## [Instruction]
Identify all lines in the data containing the string "diagram". Copy them out.

____ Dataset extract

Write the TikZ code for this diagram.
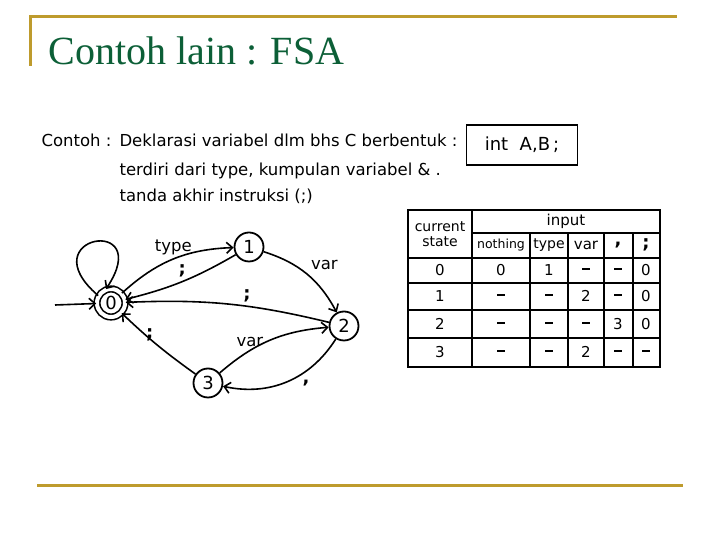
\documentclass[tikz,border=0pt]{standalone}
\usepackage{fontspec}
\setmainfont{Liberation Serif}
\newfontfamily\handfont{DejaVu Sans}
\usetikzlibrary{arrows.meta}
\definecolor{slidegold}{RGB}{190,155,45}
\definecolor{slidegreen}{RGB}{12,95,55}
\newcommand{\nil}{\rule[0.3ex]{8pt}{1.8pt}}

\begin{document}
\begin{tikzpicture}[x=1pt,y=1pt,
  every node/.style={font=\handfont\fontsize{16.5}{18}\selectfont},
  state/.style={draw,circle,line width=1.8pt,minimum size=29pt,inner sep=0pt,font=\handfont\fontsize{18}{20}\selectfont},
  arr/.style={-{Straight Barb[length=6pt,width=11pt]},line width=1.6pt},
  semi/.style={font=\handfont\bfseries\fontsize{18}{20}\selectfont},
  gold/.style={slidegold,line width=3pt},
  grid/.style={line width=1.8pt},
  cell/.style={font=\handfont\fontsize{15}{16}\selectfont}]
\useasboundingbox (0,0) rectangle (720,540);
% kop slide
\draw[gold] (30,474) -- (30,523) -- (677,523);
\draw[gold] (37,54) -- (683,54);
\node[anchor=base west,text=slidegreen,font=\fontsize{40}{44}\selectfont] (title) at (45,475) {Contoh lain : FSA};
% teks soal
\node[anchor=base west] (ket) at (38,393) {Contoh :};
\node[anchor=base west] (baris1) at (116,393) {Deklarasi variabel dlm bhs C berbentuk :};
\node[anchor=base west] (baris2) at (116,364) {terdiri dari type, kumpulan variabel \& .};
\node[anchor=base west] (baris3) at (116,338) {tanda akhir instruksi (;)};
\node[draw,line width=1.8pt,minimum width=111pt,minimum height=40pt,font=\handfont\fontsize{18}{20}\selectfont] (decl) at (522,395) {int\ \ A,B\,;};
% diagram FSA
\node[state,double,double distance=4pt,line width=1.6pt,minimum size=28pt] (s0) at (111,237) {0};
\node[state] (s1) at (249,293) {1};
\node[state] (s2) at (344,214) {2};
\node[state] (s3) at (208,157) {3};
\coordinate (init) at (55,235);
\draw[arr] (init) -- (s0);
\draw[arr] (s0.150) .. controls +(-70,60) and +(50,75) .. (s0.110);
\draw[arr] (s0) to[bend left=20] node[above] (ltype) {type} (s1);
\draw[arr] (s1) to[bend left=8] node[semi,above] (lsc1) {;} (s0);
\draw[arr] (s1) to[bend left=22] node[above right] (lvar1) {var} (s2);
\draw[arr] (s2) to[bend right=8] node[semi,above,pos=.4] (lsc2) {;} (s0);
\draw[arr] (s3) to[bend left=4] node[semi,above left,pos=.5] (lsc3) {;} (s0);
\draw[arr] (s3) to[bend left=18] node[above,pos=.3] (lvar3) {var} (s2);
\draw[arr] (s2) to[bend left=35] node[semi,below right,pos=.4] (lkoma) {,} (s3);
% tabel transisi
\draw[grid] (408,330) rectangle (660,173);
\draw[grid] (472,307) -- (660,307);
\draw[grid] (408,282) -- (660,282);
\foreach \y in {257,230,202} \draw[grid] (408,\y) -- (660,\y);
\draw[grid] (472,330) -- (472,173);
\foreach \x in {530,568,604,633} \draw[grid] (\x,307) -- (\x,173);
\node[cell,align=center,font=\handfont\fontsize{14}{15}\selectfont] (hstate) at (440,306) {current\\state};
\node[cell] (hinput) at (566,319) {input};
\node[cell,font=\handfont\fontsize{12.5}{14}\selectfont] (hnothing) at (501,295) {nothing};
\node[cell,font=\handfont\fontsize{14}{16}\selectfont] (htype) at (549,295) {type};
\node[cell] (hvar) at (586,295) {var};
\node[cell,semi] (hkoma) at (618,295) {,};
\node[cell,semi] (hsc) at (646,295) {;};
\foreach \y/\q/\a/\b/\c/\d/\e in {270/0/0/1/\nil/\nil/0, 244/1/\nil/\nil/2/\nil/0, 216/2/\nil/\nil/\nil/3/0, 188/3/\nil/\nil/2/\nil/\nil}{
  \node[cell] (q\q) at (440,\y) {\q};
  \node[cell] (q\q-a) at (501,\y) {\a};
  \node[cell] (q\q-b) at (549,\y) {\b};
  \node[cell] (q\q-c) at (586,\y) {\c};
  \node[cell] (q\q-d) at (618,\y) {\d};
  \node[cell] (q\q-e) at (646,\y) {\e};
}
\end{tikzpicture}
\end{document}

________

## [Solution]
Write the TikZ code for this diagram.
% diagram FSA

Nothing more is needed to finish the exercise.